| Exercise goal |
In full and without alteration, give the listing again.

(Plotting code records)
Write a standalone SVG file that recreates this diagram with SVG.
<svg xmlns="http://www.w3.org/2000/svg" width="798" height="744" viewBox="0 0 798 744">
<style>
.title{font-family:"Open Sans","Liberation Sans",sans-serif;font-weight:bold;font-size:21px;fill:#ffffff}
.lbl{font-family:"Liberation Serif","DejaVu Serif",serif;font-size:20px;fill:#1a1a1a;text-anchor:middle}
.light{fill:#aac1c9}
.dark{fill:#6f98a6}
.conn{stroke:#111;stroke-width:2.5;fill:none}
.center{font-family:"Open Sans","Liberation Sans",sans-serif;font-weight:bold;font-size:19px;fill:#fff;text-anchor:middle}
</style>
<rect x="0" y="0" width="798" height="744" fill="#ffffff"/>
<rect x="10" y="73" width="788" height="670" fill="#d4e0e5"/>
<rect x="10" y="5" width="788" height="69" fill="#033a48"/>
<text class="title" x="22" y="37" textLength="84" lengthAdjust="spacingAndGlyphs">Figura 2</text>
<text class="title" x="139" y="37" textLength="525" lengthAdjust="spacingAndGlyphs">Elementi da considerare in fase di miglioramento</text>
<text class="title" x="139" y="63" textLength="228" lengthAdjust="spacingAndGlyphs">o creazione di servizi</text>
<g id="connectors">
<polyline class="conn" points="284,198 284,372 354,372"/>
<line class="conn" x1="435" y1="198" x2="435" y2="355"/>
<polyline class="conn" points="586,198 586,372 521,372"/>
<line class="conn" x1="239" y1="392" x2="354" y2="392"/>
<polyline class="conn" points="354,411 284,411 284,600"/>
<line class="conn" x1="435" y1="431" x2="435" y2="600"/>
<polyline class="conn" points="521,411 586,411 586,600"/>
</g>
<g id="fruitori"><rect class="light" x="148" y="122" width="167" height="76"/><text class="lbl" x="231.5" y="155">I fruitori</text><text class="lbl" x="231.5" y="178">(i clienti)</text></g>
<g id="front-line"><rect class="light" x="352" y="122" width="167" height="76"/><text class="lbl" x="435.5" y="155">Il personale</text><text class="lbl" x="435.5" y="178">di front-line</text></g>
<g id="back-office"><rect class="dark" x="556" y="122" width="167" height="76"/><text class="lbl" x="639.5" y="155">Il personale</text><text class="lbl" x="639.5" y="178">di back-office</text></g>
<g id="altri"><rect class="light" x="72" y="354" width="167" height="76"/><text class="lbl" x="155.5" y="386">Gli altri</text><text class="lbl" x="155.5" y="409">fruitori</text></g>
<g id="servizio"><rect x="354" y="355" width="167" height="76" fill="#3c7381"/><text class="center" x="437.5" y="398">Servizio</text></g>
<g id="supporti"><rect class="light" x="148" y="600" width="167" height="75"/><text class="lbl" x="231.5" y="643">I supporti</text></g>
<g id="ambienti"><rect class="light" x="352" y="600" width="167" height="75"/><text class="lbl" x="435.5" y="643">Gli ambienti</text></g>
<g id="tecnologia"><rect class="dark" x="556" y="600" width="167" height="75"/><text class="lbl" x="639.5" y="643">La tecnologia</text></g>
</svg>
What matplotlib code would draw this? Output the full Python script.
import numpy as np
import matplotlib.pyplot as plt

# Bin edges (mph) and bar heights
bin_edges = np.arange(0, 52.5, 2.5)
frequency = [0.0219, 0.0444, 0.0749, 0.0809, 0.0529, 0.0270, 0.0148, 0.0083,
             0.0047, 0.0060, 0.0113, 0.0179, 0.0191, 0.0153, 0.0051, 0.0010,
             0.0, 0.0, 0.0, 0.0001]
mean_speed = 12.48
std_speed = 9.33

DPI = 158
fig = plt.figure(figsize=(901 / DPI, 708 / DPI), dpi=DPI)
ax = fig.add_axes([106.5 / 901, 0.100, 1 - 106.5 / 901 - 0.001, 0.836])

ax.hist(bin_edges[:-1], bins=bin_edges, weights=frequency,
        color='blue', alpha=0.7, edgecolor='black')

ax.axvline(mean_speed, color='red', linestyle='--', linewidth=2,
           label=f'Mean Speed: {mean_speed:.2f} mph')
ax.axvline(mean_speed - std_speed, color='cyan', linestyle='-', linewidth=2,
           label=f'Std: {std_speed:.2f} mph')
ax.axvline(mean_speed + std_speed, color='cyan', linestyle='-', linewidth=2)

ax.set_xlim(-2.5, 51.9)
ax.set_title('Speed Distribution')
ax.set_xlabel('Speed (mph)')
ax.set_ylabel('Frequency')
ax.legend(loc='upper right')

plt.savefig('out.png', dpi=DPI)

| Answer to the task |
Write a standalone SVG file that recreates this diagram with SVG.
<svg xmlns="http://www.w3.org/2000/svg" width="798" height="744" viewBox="0 0 798 744">
<style>
.title{font-family:"Open Sans","Liberation Sans",sans-serif;font-weight:bold;font-size:21px;fill:#ffffff}
.lbl{font-family:"Liberation Serif","DejaVu Serif",serif;font-size:20px;fill:#1a1a1a;text-anchor:middle}
.light{fill:#aac1c9}
.dark{fill:#6f98a6}
.conn{stroke:#111;stroke-width:2.5;fill:none}
.center{font-family:"Open Sans","Liberation Sans",sans-serif;font-weight:bold;font-size:19px;fill:#fff;text-anchor:middle}
</style>
<rect x="0" y="0" width="798" height="744" fill="#ffffff"/>
<rect x="10" y="73" width="788" height="670" fill="#d4e0e5"/>
<rect x="10" y="5" width="788" height="69" fill="#033a48"/>
<text class="title" x="22" y="37" textLength="84" lengthAdjust="spacingAndGlyphs">Figura 2</text>
<text class="title" x="139" y="37" textLength="525" lengthAdjust="spacingAndGlyphs">Elementi da considerare in fase di miglioramento</text>
<text class="title" x="139" y="63" textLength="228" lengthAdjust="spacingAndGlyphs">o creazione di servizi</text>
<g id="connectors">
<polyline class="conn" points="284,198 284,372 354,372"/>
<line class="conn" x1="435" y1="198" x2="435" y2="355"/>
<polyline class="conn" points="586,198 586,372 521,372"/>
<line class="conn" x1="239" y1="392" x2="354" y2="392"/>
<polyline class="conn" points="354,411 284,411 284,600"/>
<line class="conn" x1="435" y1="431" x2="435" y2="600"/>
<polyline class="conn" points="521,411 586,411 586,600"/>
</g>
<g id="fruitori"><rect class="light" x="148" y="122" width="167" height="76"/><text class="lbl" x="231.5" y="155">I fruitori</text><text class="lbl" x="231.5" y="178">(i clienti)</text></g>
<g id="front-line"><rect class="light" x="352" y="122" width="167" height="76"/><text class="lbl" x="435.5" y="155">Il personale</text><text class="lbl" x="435.5" y="178">di front-line</text></g>
<g id="back-office"><rect class="dark" x="556" y="122" width="167" height="76"/><text class="lbl" x="639.5" y="155">Il personale</text><text class="lbl" x="639.5" y="178">di back-office</text></g>
<g id="altri"><rect class="light" x="72" y="354" width="167" height="76"/><text class="lbl" x="155.5" y="386">Gli altri</text><text class="lbl" x="155.5" y="409">fruitori</text></g>
<g id="servizio"><rect x="354" y="355" width="167" height="76" fill="#3c7381"/><text class="center" x="437.5" y="398">Servizio</text></g>
<g id="supporti"><rect class="light" x="148" y="600" width="167" height="75"/><text class="lbl" x="231.5" y="643">I supporti</text></g>
<g id="ambienti"><rect class="light" x="352" y="600" width="167" height="75"/><text class="lbl" x="435.5" y="643">Gli ambienti</text></g>
<g id="tecnologia"><rect class="dark" x="556" y="600" width="167" height="75"/><text class="lbl" x="639.5" y="643">La tecnologia</text></g>
</svg>
What matplotlib code would draw this? Output the full Python script.
import numpy as np
import matplotlib.pyplot as plt

# Bin edges (mph) and bar heights
bin_edges = np.arange(0, 52.5, 2.5)
frequency = [0.0219, 0.0444, 0.0749, 0.0809, 0.0529, 0.0270, 0.0148, 0.0083,
             0.0047, 0.0060, 0.0113, 0.0179, 0.0191, 0.0153, 0.0051, 0.0010,
             0.0, 0.0, 0.0, 0.0001]
mean_speed = 12.48
std_speed = 9.33

DPI = 158
fig = plt.figure(figsize=(901 / DPI, 708 / DPI), dpi=DPI)
ax = fig.add_axes([106.5 / 901, 0.100, 1 - 106.5 / 901 - 0.001, 0.836])

ax.hist(bin_edges[:-1], bins=bin_edges, weights=frequency,
        color='blue', alpha=0.7, edgecolor='black')

ax.axvline(mean_speed, color='red', linestyle='--', linewidth=2,
           label=f'Mean Speed: {mean_speed:.2f} mph')
ax.axvline(mean_speed - std_speed, color='cyan', linestyle='-', linewidth=2,
           label=f'Std: {std_speed:.2f} mph')
ax.axvline(mean_speed + std_speed, color='cyan', linestyle='-', linewidth=2)

ax.set_xlim(-2.5, 51.9)
ax.set_title('Speed Distribution')
ax.set_xlabel('Speed (mph)')
ax.set_ylabel('Frequency')
ax.legend(loc='upper right')

plt.savefig('out.png', dpi=DPI)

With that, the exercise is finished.